Problem to solve:
Return each line of the listing below, unchanged, and omit the images.

Material:
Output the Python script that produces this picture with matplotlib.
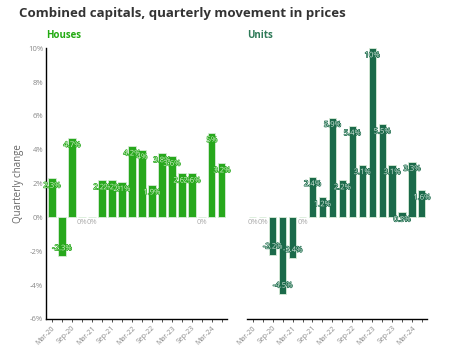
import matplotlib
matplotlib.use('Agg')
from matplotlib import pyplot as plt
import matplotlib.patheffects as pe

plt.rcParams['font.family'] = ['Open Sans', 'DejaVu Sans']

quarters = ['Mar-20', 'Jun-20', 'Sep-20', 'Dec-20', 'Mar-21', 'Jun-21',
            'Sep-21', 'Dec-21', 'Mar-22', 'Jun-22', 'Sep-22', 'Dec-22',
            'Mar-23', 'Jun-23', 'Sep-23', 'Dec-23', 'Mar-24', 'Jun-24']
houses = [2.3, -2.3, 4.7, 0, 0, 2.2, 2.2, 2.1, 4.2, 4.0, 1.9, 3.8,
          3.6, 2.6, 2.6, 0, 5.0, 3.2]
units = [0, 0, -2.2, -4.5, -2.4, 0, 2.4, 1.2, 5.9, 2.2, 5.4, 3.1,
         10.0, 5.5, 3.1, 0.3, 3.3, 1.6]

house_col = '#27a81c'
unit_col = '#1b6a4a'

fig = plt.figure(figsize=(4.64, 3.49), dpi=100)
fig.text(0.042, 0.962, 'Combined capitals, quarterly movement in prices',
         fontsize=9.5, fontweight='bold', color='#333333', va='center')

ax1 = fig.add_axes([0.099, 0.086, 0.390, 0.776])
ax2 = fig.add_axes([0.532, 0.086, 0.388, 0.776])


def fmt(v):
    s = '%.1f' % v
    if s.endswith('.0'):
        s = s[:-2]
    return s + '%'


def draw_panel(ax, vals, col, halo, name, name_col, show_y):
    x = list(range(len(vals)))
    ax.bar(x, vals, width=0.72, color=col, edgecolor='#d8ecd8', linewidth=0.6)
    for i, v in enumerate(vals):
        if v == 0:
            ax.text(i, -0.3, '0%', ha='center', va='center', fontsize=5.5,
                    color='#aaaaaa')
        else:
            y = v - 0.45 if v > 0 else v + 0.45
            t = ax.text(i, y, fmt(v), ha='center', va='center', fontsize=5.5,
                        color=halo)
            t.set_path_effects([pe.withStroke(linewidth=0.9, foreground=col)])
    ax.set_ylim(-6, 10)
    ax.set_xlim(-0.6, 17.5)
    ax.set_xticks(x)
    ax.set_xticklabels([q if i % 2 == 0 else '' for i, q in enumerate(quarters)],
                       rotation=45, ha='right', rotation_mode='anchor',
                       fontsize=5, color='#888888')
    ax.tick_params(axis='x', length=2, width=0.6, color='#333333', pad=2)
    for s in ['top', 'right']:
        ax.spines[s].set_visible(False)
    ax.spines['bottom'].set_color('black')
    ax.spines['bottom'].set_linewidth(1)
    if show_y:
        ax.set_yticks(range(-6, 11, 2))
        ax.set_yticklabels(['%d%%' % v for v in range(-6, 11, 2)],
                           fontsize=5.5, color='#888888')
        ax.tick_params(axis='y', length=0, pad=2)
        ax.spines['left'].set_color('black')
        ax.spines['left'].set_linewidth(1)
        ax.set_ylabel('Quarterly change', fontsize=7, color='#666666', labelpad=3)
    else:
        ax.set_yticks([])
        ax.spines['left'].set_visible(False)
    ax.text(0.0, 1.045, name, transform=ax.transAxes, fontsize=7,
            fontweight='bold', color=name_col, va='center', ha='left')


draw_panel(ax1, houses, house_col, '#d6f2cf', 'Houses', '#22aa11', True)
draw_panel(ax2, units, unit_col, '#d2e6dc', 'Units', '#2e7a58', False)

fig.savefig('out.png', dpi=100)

Answer to the exercise:
Output the Python script that produces this picture with matplotlib.
import matplotlib
matplotlib.use('Agg')
from matplotlib import pyplot as plt
import matplotlib.patheffects as pe

plt.rcParams['font.family'] = ['Open Sans', 'DejaVu Sans']

quarters = ['Mar-20', 'Jun-20', 'Sep-20', 'Dec-20', 'Mar-21', 'Jun-21',
            'Sep-21', 'Dec-21', 'Mar-22', 'Jun-22', 'Sep-22', 'Dec-22',
            'Mar-23', 'Jun-23', 'Sep-23', 'Dec-23', 'Mar-24', 'Jun-24']
houses = [2.3, -2.3, 4.7, 0, 0, 2.2, 2.2, 2.1, 4.2, 4.0, 1.9, 3.8,
          3.6, 2.6, 2.6, 0, 5.0, 3.2]
units = [0, 0, -2.2, -4.5, -2.4, 0, 2.4, 1.2, 5.9, 2.2, 5.4, 3.1,
         10.0, 5.5, 3.1, 0.3, 3.3, 1.6]

house_col = '#27a81c'
unit_col = '#1b6a4a'

fig = plt.figure(figsize=(4.64, 3.49), dpi=100)
fig.text(0.042, 0.962, 'Combined capitals, quarterly movement in prices',
         fontsize=9.5, fontweight='bold', color='#333333', va='center')

ax1 = fig.add_axes([0.099, 0.086, 0.390, 0.776])
ax2 = fig.add_axes([0.532, 0.086, 0.388, 0.776])


def fmt(v):
    s = '%.1f' % v
    if s.endswith('.0'):
        s = s[:-2]
    return s + '%'


def draw_panel(ax, vals, col, halo, name, name_col, show_y):
    x = list(range(len(vals)))
    ax.bar(x, vals, width=0.72, color=col, edgecolor='#d8ecd8', linewidth=0.6)
    for i, v in enumerate(vals):
        if v == 0:
            ax.text(i, -0.3, '0%', ha='center', va='center', fontsize=5.5,
                    color='#aaaaaa')
        else:
            y = v - 0.45 if v > 0 else v + 0.45
            t = ax.text(i, y, fmt(v), ha='center', va='center', fontsize=5.5,
                        color=halo)
            t.set_path_effects([pe.withStroke(linewidth=0.9, foreground=col)])
    ax.set_ylim(-6, 10)
    ax.set_xlim(-0.6, 17.5)
    ax.set_xticks(x)
    ax.set_xticklabels([q if i % 2 == 0 else '' for i, q in enumerate(quarters)],
                       rotation=45, ha='right', rotation_mode='anchor',
                       fontsize=5, color='#888888')
    ax.tick_params(axis='x', length=2, width=0.6, color='#333333', pad=2)
    for s in ['top', 'right']:
        ax.spines[s].set_visible(False)
    ax.spines['bottom'].set_color('black')
    ax.spines['bottom'].set_linewidth(1)
    if show_y:
        ax.set_yticks(range(-6, 11, 2))
        ax.set_yticklabels(['%d%%' % v for v in range(-6, 11, 2)],
                           fontsize=5.5, color='#888888')
        ax.tick_params(axis='y', length=0, pad=2)
        ax.spines['left'].set_color('black')
        ax.spines['left'].set_linewidth(1)
        ax.set_ylabel('Quarterly change', fontsize=7, color='#666666', labelpad=3)
    else:
        ax.set_yticks([])
        ax.spines['left'].set_visible(False)
    ax.text(0.0, 1.045, name, transform=ax.transAxes, fontsize=7,
            fontweight='bold', color=name_col, va='center', ha='left')


draw_panel(ax1, houses, house_col, '#d6f2cf', 'Houses', '#22aa11', True)
draw_panel(ax2, units, unit_col, '#d2e6dc', 'Units', '#2e7a58', False)

fig.savefig('out.png', dpi=100)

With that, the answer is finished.